Retype the data exactly, from its first line to the line containing "(ei.east) -- (rs.west);", including both, and skip any picture.

DATA SEGMENT ▸
— Begin —

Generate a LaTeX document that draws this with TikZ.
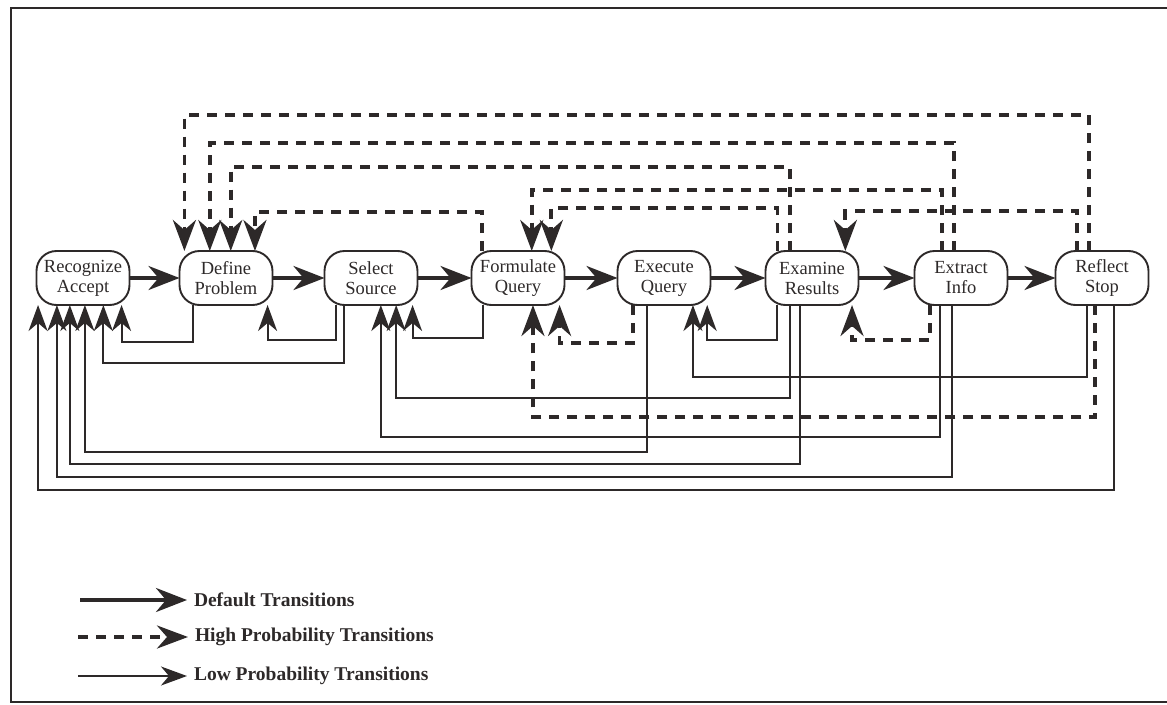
\documentclass[tikz,border=0pt]{standalone}
\usepackage{fontspec}
\setmainfont{Liberation Serif}
\usetikzlibrary{arrows.meta}
\definecolor{ink}{RGB}{45,41,41}

\begin{document}
\begin{tikzpicture}[x=1pt, y=-1pt, color=ink,
    stage/.style={draw, rectangle, rounded corners=20pt, minimum width=93pt, minimum height=54pt,
        inner sep=0pt, outer sep=0pt, line width=1.9pt, align=center, font=\fontsize{18.5}{20}\selectfont},
    df/.style={line width=3.8pt, -{Stealth[length=31pt, width=24pt, inset=10pt]}},
    hi/.style={line width=3.8pt, dash pattern=on 10pt off 8pt, -{Stealth[length=31pt, width=23pt, inset=10pt]}},
    lo/.style={line width=1.9pt, -{Stealth[length=26pt, width=19pt, inset=8pt]}},
    keytext/.style={anchor=west, inner xsep=7pt, inner ysep=0pt, outer sep=0pt, font=\fontsize{19.5}{20}\selectfont\bfseries}]
    \useasboundingbox (0, 0) rectangle (1167, 704);
    % \draw [step=50, gray, very thin] (0, 0) grid (1167, 704);
    \draw [line width=2.8pt] (1167, 8) -| (11, 702) -- (1167, 702);

    \node [stage] (ra) at (83, 278) {Recognize\\Accept};
    \node [stage] (dp) at (226, 278) {Define\\Problem};
    \node [stage] (ss) at (371, 278) {Select\\Source};
    \node [stage] (fq) at (518, 278) {Formulate\\Query};
    \node [stage] (eq) at (664, 278) {Execute\\Query};
    \node [stage] (er) at (812, 278) {Examine\\Results};
    \node [stage] (ei) at (961, 278) {Extract\\Info};
    \node [stage] (rs) at (1102, 278) {Reflect\\Stop};

    % default
    \draw [df] (ra.east) -- (dp.west);
    \draw [df] (dp.east) -- (ss.west);
    \draw [df] (ss.east) -- (fq.west);
    \draw [df] (fq.east) -- (eq.west);
    \draw [df] (eq.east) -- (er.west);
    \draw [df] (er.east) -- (ei.west);
    \draw [df] (ei.east) -- (rs.west);

    % high probability, over the top
    \draw [hi] (rs.116) -- (rs.116 |- 0, 115) -| (dp.147);
    \draw [hi] (ei.105) -- (ei.105 |- 0, 143) -| (dp.121);
    \draw [hi] (er.129) -- (er.129 |- 0, 167) -| (dp.80);
    \draw [hi] (fq.143) -- (fq.143 |- 0, 212) -| (dp.43);
    \draw [hi] (ei.125) -- (ei.125 |- 0, 190) -| (fq.63);
    \draw [hi] (er.142) -- (er.142 |- 0, 208) -| (fq.39);
    \draw [hi] (rs.133) -- (rs.133 |- 0, 211) -| (er.39);
    % high probability, underneath
    \draw [hi] (rs.256) -- (rs.256 |- 0, 417) -| (fq.299);
    \draw [hi] (eq.221) -- (eq.221 |- 0, 343) -| (fq.327);
    \draw [hi] (ei.221) -- (ei.221 |- 0, 340) -| (er.326);

    % low probability
    \draw [lo] (dp.219) -- (dp.219 |- 0, 342) -| (ra.325);
    \draw [lo] (ss.218) -- (ss.218 |- 0, 340) -| (dp.327);
    \draw [lo] (ss.225) -- (ss.225 |- 0, 363) -| (ra.307);
    \draw [lo] (fq.218) -- (fq.218 |- 0, 338) -| (ss.327);
    \draw [lo] (er.218) -- (er.218 |- 0, 340) -| (eq.328);
    \draw [lo] (rs.241) -- (rs.241 |- 0, 377) -| (eq.317);
    \draw [lo] (er.231) -- (er.231 |- 0, 398) -| (ss.313);
    \draw [lo] (ei.232) -- (ei.232 |- 0, 437) -| (ss.290);
    \draw [lo] (eq.238) -- (eq.238 |- 0, 452) -| (ra.274);
    \draw [lo] (er.246) -- (er.246 |- 0, 464) -| (ra.244);
    \draw [lo] (ei.252) -- (ei.252 |- 0, 477) -| (ra.226);
    \draw [lo] (rs.294) -- (rs.294 |- 0, 490) -| (ra.211);

    % key
    \coordinate (k1) at (80, 600);
    \coordinate (k2) at (78, 637);
    \coordinate (k3) at (78, 676);
    \node [keytext] (kdf) at (187, 600) {Default Transitions};
    \node [keytext] (khi) at (188, 637) {High Probability Transitions};
    \node [keytext] (klo) at (187, 676) {Low Probability Transitions};
    \draw [df] (k1) -- (kdf.west);
    \draw [hi] (k2) -- (khi.west);
    \draw [lo] (k3) -- (klo.west);
\end{tikzpicture}
\end{document}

— End —

TASK OUTPUT ▸
Generate a LaTeX document that draws this with TikZ.
\documentclass[tikz,border=0pt]{standalone}
\usepackage{fontspec}
\setmainfont{Liberation Serif}
\usetikzlibrary{arrows.meta}
\definecolor{ink}{RGB}{45,41,41}

\begin{document}
\begin{tikzpicture}[x=1pt, y=-1pt, color=ink,
    stage/.style={draw, rectangle, rounded corners=20pt, minimum width=93pt, minimum height=54pt,
        inner sep=0pt, outer sep=0pt, line width=1.9pt, align=center, font=\fontsize{18.5}{20}\selectfont},
    df/.style={line width=3.8pt, -{Stealth[length=31pt, width=24pt, inset=10pt]}},
    hi/.style={line width=3.8pt, dash pattern=on 10pt off 8pt, -{Stealth[length=31pt, width=23pt, inset=10pt]}},
    lo/.style={line width=1.9pt, -{Stealth[length=26pt, width=19pt, inset=8pt]}},
    keytext/.style={anchor=west, inner xsep=7pt, inner ysep=0pt, outer sep=0pt, font=\fontsize{19.5}{20}\selectfont\bfseries}]
    \useasboundingbox (0, 0) rectangle (1167, 704);
    % \draw [step=50, gray, very thin] (0, 0) grid (1167, 704);
    \draw [line width=2.8pt] (1167, 8) -| (11, 702) -- (1167, 702);

    \node [stage] (ra) at (83, 278) {Recognize\\Accept};
    \node [stage] (dp) at (226, 278) {Define\\Problem};
    \node [stage] (ss) at (371, 278) {Select\\Source};
    \node [stage] (fq) at (518, 278) {Formulate\\Query};
    \node [stage] (eq) at (664, 278) {Execute\\Query};
    \node [stage] (er) at (812, 278) {Examine\\Results};
    \node [stage] (ei) at (961, 278) {Extract\\Info};
    \node [stage] (rs) at (1102, 278) {Reflect\\Stop};

    % default
    \draw [df] (ra.east) -- (dp.west);
    \draw [df] (dp.east) -- (ss.west);
    \draw [df] (ss.east) -- (fq.west);
    \draw [df] (fq.east) -- (eq.west);
    \draw [df] (eq.east) -- (er.west);
    \draw [df] (er.east) -- (ei.west);
    \draw [df] (ei.east) -- (rs.west);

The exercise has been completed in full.